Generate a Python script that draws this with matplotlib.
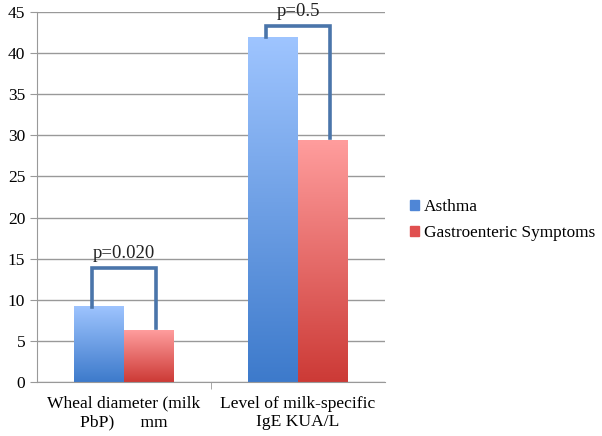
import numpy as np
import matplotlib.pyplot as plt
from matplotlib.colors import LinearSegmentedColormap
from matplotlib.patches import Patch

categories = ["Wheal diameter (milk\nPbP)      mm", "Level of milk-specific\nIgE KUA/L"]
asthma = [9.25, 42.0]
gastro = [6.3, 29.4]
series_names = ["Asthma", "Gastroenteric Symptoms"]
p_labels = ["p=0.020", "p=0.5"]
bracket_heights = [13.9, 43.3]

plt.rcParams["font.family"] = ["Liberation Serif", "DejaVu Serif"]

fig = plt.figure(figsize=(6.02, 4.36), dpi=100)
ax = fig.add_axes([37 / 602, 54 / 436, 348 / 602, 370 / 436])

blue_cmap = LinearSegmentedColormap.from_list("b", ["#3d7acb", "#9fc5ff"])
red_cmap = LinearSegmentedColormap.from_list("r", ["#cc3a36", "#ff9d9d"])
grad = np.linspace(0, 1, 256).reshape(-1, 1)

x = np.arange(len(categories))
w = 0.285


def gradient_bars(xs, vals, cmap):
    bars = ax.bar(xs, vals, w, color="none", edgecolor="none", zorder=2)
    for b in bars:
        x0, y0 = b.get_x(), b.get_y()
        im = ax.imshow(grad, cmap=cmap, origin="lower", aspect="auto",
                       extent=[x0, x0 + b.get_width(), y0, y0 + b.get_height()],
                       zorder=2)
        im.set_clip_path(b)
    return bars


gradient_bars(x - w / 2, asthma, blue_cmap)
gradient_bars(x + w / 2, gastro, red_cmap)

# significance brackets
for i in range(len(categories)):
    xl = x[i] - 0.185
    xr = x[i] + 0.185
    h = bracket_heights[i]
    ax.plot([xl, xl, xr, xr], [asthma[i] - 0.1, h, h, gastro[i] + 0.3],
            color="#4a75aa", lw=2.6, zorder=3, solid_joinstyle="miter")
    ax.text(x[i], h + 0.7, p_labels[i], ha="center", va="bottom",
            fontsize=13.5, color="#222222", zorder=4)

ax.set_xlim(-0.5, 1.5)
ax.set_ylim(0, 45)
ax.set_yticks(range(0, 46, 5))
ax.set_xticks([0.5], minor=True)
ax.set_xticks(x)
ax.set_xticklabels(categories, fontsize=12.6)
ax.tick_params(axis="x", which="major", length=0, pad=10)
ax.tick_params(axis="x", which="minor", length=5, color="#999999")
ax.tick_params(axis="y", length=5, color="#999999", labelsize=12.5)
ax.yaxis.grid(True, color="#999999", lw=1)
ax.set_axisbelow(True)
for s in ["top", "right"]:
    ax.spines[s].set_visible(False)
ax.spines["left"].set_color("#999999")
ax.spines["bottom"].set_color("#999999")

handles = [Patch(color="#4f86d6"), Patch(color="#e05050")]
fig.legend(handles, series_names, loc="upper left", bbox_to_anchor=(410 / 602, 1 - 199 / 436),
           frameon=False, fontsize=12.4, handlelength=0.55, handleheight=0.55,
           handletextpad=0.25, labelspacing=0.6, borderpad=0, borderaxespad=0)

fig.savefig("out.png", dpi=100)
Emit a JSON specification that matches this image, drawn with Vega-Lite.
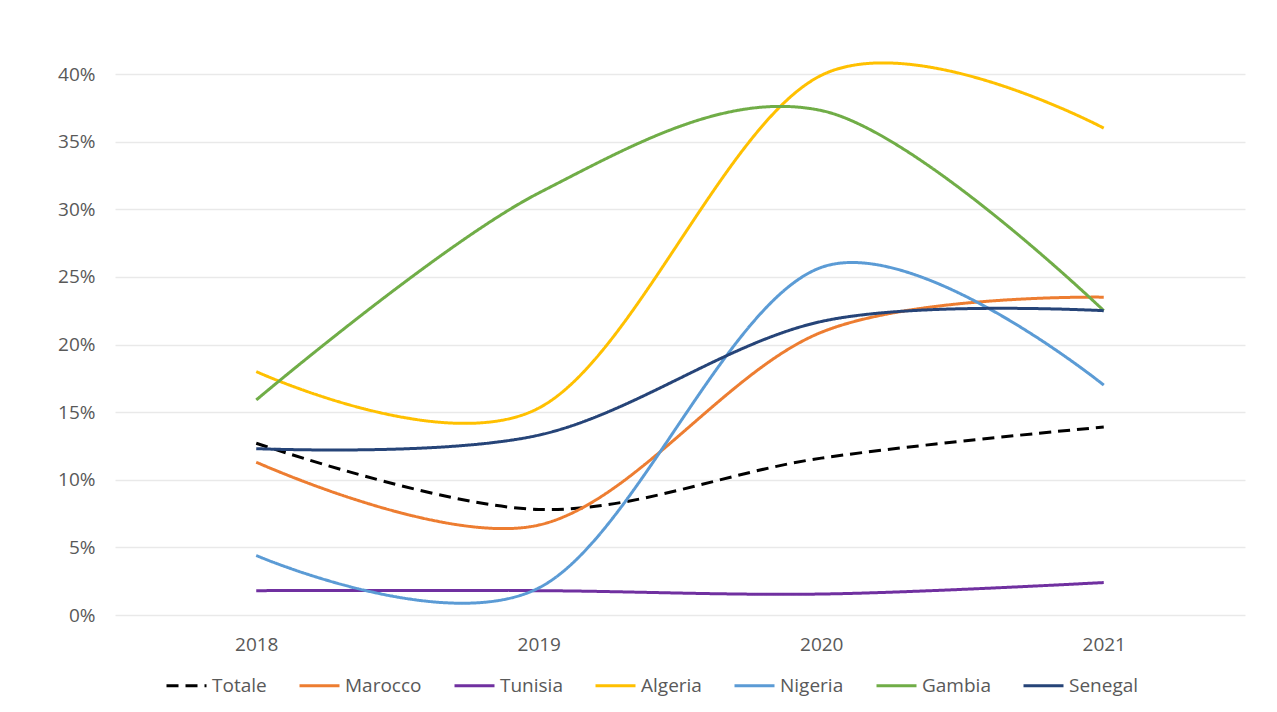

◆ ◆ ◆ ◆ ◆

#### Written instruction:
Transcribe the listing in full and omit the pictures.

#### Correct answer:
Generate a Python script that draws this with matplotlib.
import numpy as np
import matplotlib.pyplot as plt
from matplotlib.colors import LinearSegmentedColormap
from matplotlib.patches import Patch

categories = ["Wheal diameter (milk\nPbP)      mm", "Level of milk-specific\nIgE KUA/L"]
asthma = [9.25, 42.0]
gastro = [6.3, 29.4]
series_names = ["Asthma", "Gastroenteric Symptoms"]
p_labels = ["p=0.020", "p=0.5"]
bracket_heights = [13.9, 43.3]

plt.rcParams["font.family"] = ["Liberation Serif", "DejaVu Serif"]

fig = plt.figure(figsize=(6.02, 4.36), dpi=100)
ax = fig.add_axes([37 / 602, 54 / 436, 348 / 602, 370 / 436])

blue_cmap = LinearSegmentedColormap.from_list("b", ["#3d7acb", "#9fc5ff"])
red_cmap = LinearSegmentedColormap.from_list("r", ["#cc3a36", "#ff9d9d"])
grad = np.linspace(0, 1, 256).reshape(-1, 1)

x = np.arange(len(categories))
w = 0.285


def gradient_bars(xs, vals, cmap):
    bars = ax.bar(xs, vals, w, color="none", edgecolor="none", zorder=2)
    for b in bars:
        x0, y0 = b.get_x(), b.get_y()
        im = ax.imshow(grad, cmap=cmap, origin="lower", aspect="auto",
                       extent=[x0, x0 + b.get_width(), y0, y0 + b.get_height()],
                       zorder=2)
        im.set_clip_path(b)
    return bars


gradient_bars(x - w / 2, asthma, blue_cmap)
gradient_bars(x + w / 2, gastro, red_cmap)

# significance brackets
for i in range(len(categories)):
    xl = x[i] - 0.185
    xr = x[i] + 0.185
    h = bracket_heights[i]
    ax.plot([xl, xl, xr, xr], [asthma[i] - 0.1, h, h, gastro[i] + 0.3],
            color="#4a75aa", lw=2.6, zorder=3, solid_joinstyle="miter")
    ax.text(x[i], h + 0.7, p_labels[i], ha="center", va="bottom",
            fontsize=13.5, color="#222222", zorder=4)

ax.set_xlim(-0.5, 1.5)
ax.set_ylim(0, 45)
ax.set_yticks(range(0, 46, 5))
ax.set_xticks([0.5], minor=True)
ax.set_xticks(x)
ax.set_xticklabels(categories, fontsize=12.6)
ax.tick_params(axis="x", which="major", length=0, pad=10)
ax.tick_params(axis="x", which="minor", length=5, color="#999999")
ax.tick_params(axis="y", length=5, color="#999999", labelsize=12.5)
ax.yaxis.grid(True, color="#999999", lw=1)
ax.set_axisbelow(True)
for s in ["top", "right"]:
    ax.spines[s].set_visible(False)
ax.spines["left"].set_color("#999999")
ax.spines["bottom"].set_color("#999999")

handles = [Patch(color="#4f86d6"), Patch(color="#e05050")]
fig.legend(handles, series_names, loc="upper left", bbox_to_anchor=(410 / 602, 1 - 199 / 436),
           frameon=False, fontsize=12.4, handlelength=0.55, handleheight=0.55,
           handletextpad=0.25, labelspacing=0.6, borderpad=0, borderaxespad=0)

fig.savefig("out.png", dpi=100)
Emit a JSON specification that matches this image, drawn with Vega-Lite.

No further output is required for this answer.